Oneonta promotes, hires, advertises for city personnel



Following an extended executive session for pending litigation, the Oneonta City Council promoted revenue officer Joan Epps to bookkeeper. As intended, executive session discussion remains secret or privileged.

The city is in the middle of a dispute with its former bookkeeper, Geneva Wall, who contends her dismissal constitutes an illegal action. The Blount County Merit Board has agreed to hear Wall’s appeal, but the city may challenge that decision in circuit court. As of Tuesday, the board had set Wall’s hearing for Feb. 18, but Circuit Judge Steven King issued a temporary restraining order on the hearing. (See article on front page)

Councilor Tonya Rogers sought clarification in discussion prior to the vote on Epps. She asked if the move represents a transfer or promotion. She was told it is both.

After the Epps change, the council voted to hire Amanda Stanfield as an administrative assistant. When questioned after the meeting about Mayor Ross Norris’s statement that the Stanfield hiring was not an additional employee, city manager Ed Lowe explained that the city had not filled the position when it was last vacated. Beyond the two hires, the council voted to advertise the just-vacated revenue officer position.
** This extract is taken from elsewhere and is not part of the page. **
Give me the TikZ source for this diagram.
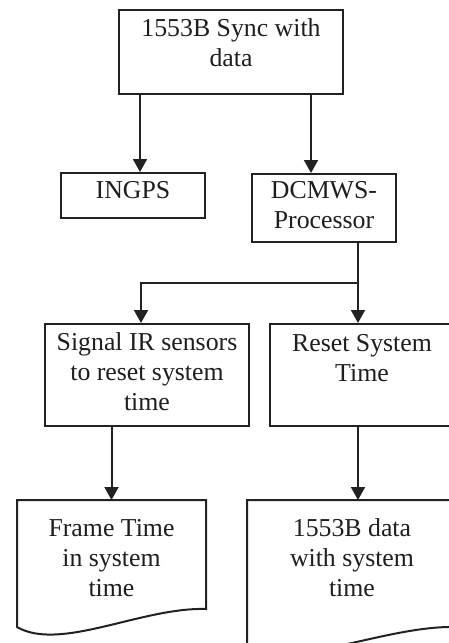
\documentclass[tikz,border=0pt]{standalone}
\usepackage{fontspec}
\setmainfont{Liberation Serif}
\usetikzlibrary{calc, arrows.meta, positioning}
\definecolor{inkline}{HTML}{222222}
\definecolor{inktext}{HTML}{1E1E1E}

\begin{document}
\begin{tikzpicture}[
    x=1pt, y=-1pt,
    >={Triangle[length=13pt, width=14pt]},
    line width=2pt,
    box/.style={draw=inkline, rectangle, anchor=north west, inner sep=0pt},
    page/.style={rectangle, anchor=north west, inner sep=0pt},
    boxtext/.style={inner sep=0pt, align=center, text=inktext,
        font=\fontsize{25.8}{30}\selectfont},
    flow/.style={->, draw=inkline},
    link/.style={draw=inkline}
]

    % Frame of the picture (pixel grid, y downwards)
    \useasboundingbox (0,0) rectangle (449,643);
    \clip (0,0) rectangle (449,643);

    % 1. Sync source
    \node[box, minimum width=224pt, minimum height=84pt] (sync) at (118,9) {};
    \node[boxtext, below=9pt of sync.north] (sync-t) {1553B Sync with\\data};

    % 2. Receivers
    \node[box, minimum width=144pt, minimum height=45pt] (ingps) at (60,172) {};
    \node[boxtext, below=8pt of ingps.north] (ingps-t) {INGPS};

    \node[box, minimum width=144pt, minimum height=68pt] (dcmws) at (251,173) {};
    \node[boxtext, below=7pt of dcmws.north] (dcmws-t) {DCMWS-\\Processor};

    % 3. Processor actions
    \node[box, minimum width=204pt, minimum height=102pt] (signal) at (44,323) {};
    \node[boxtext, below=9pt of signal.north] (signal-t) {Signal IR sensors\\to reset system\\time};

    \node[box, minimum width=184pt, minimum height=102pt] (reset) at (269,323) {};
    \node[boxtext, below=10pt of reset.north] (reset-t) {Reset System\\Time};

    % 4. Output documents (wavy bottom)
    \node[page, minimum width=187pt, minimum height=107pt] (frame) at (17,500) {};
    \draw[inkline] (frame.north west) -- (frame.north east) -- (frame.south east)
        .. controls ($(frame.south east)+(-64,-2)$) and ($(frame.south west)+(43,43)$)
        .. ($(frame.south west)+(0,18)$) -- cycle;
    \node[boxtext, below=18pt of frame.north] (frame-t) {Frame Time\\in system\\time};

    \node[page, minimum width=208pt, minimum height=125pt] (data) at (247,500) {};
    \draw[inkline] (data.north west) -- (data.north east) -- (data.south east)
        .. controls ($(data.south east)+(-71,-2)$) and ($(data.south west)+(48,43)$)
        .. ($(data.south west)+(0,20)$) -- cycle;
    \node[boxtext, below=18pt of data.north] (data-t) {1553B data\\with system\\time};

    % Connectors
    \draw[flow] ([xshift=22pt]sync.south west) -- ([xshift=22pt]sync.south west |- ingps.north);
    \draw[flow] ([xshift=-33pt]sync.south east) -- ([xshift=-33pt]sync.south east |- dcmws.north);

    \coordinate (split) at ($(dcmws.south)!0.5!(dcmws.south |- reset.north)+(34,0)$);
    \draw[link] (dcmws.south -| split) -- (split);
    \draw[flow] (split) -| ([xshift=-6pt]signal.north);
    \draw[flow] (split) -- (split |- reset.north);

    \draw[flow] (frame.north |- signal.south) -- (frame.north);
    \draw[flow] ([xshift=6pt]data.north |- reset.south) -- ([xshift=6pt]data.north);

\end{tikzpicture}
\end{document}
Moving further toward granting The Redeemer Church permission to locate permanently in the downtown entertainment district, the council endorsed the unanimous vote of its planning commission to establish a place of worship special exemption with a conditional waiver for its B-3 zone (i.e. entertainment district). The exemption would permit churches within that district, while the condition formalizes the church’s agreement to waive city liquor establishment distance laws in B-3.

Later in the session, Councilman Tim McNair advised Matt Scott, the church pastor, that the zoning board of adjustment would still need to act, as would the council, before the proposed change can be completed.

Lowe provided an update on the proposed Wallace State Community College satellite campus. Among other points, he noted changes in the planned city-built building.

He said he had learned that the envisioned class and multipurpose rooms are larger than required. He indicated plans to reduce the multipurpose capacity from 300 to between 150 and 200. That reduced square footage along with similar reductions in class sizes will permit additional business incubator space in the building. He also said that the city library board objected to the planned two-story library space and that it will be redesigned for one floor.

Lowe won approval for a contract with frequently-used architecture and engineering firm Goodwyn, Mills and Cawood. The firm offered to handle design and state permitting for road entrances at the city’s recently acquired 100 acres on Ala 75 North.

Although the council approved the use of electronic vote counting devices for the summer municipal elections, members delayed contract approval with William Blythe. Councilmen Danny Robinson and Mark Gargus posed questions, with Robinson suggesting tabling the matter until city attorney Alex Smith could review the proposed contract and speak with Blythe.

In closing councilor comments, McNair shared concerns of his neighbors on McCay Avenue dealing with repaving there. Norris noted, later, that the city has over $400,000 available for paving projects and will soon prioritize that expenditure.

Councilman Hal Blackwood joined Mayor Norris and the other councilors (Rogers, McNair, Robinson, and Gargus) for the Feb. 9 meeting. The council holds its regular sessions the second and fourth Tuesdays of each month at 5:30 p.m. in city hall.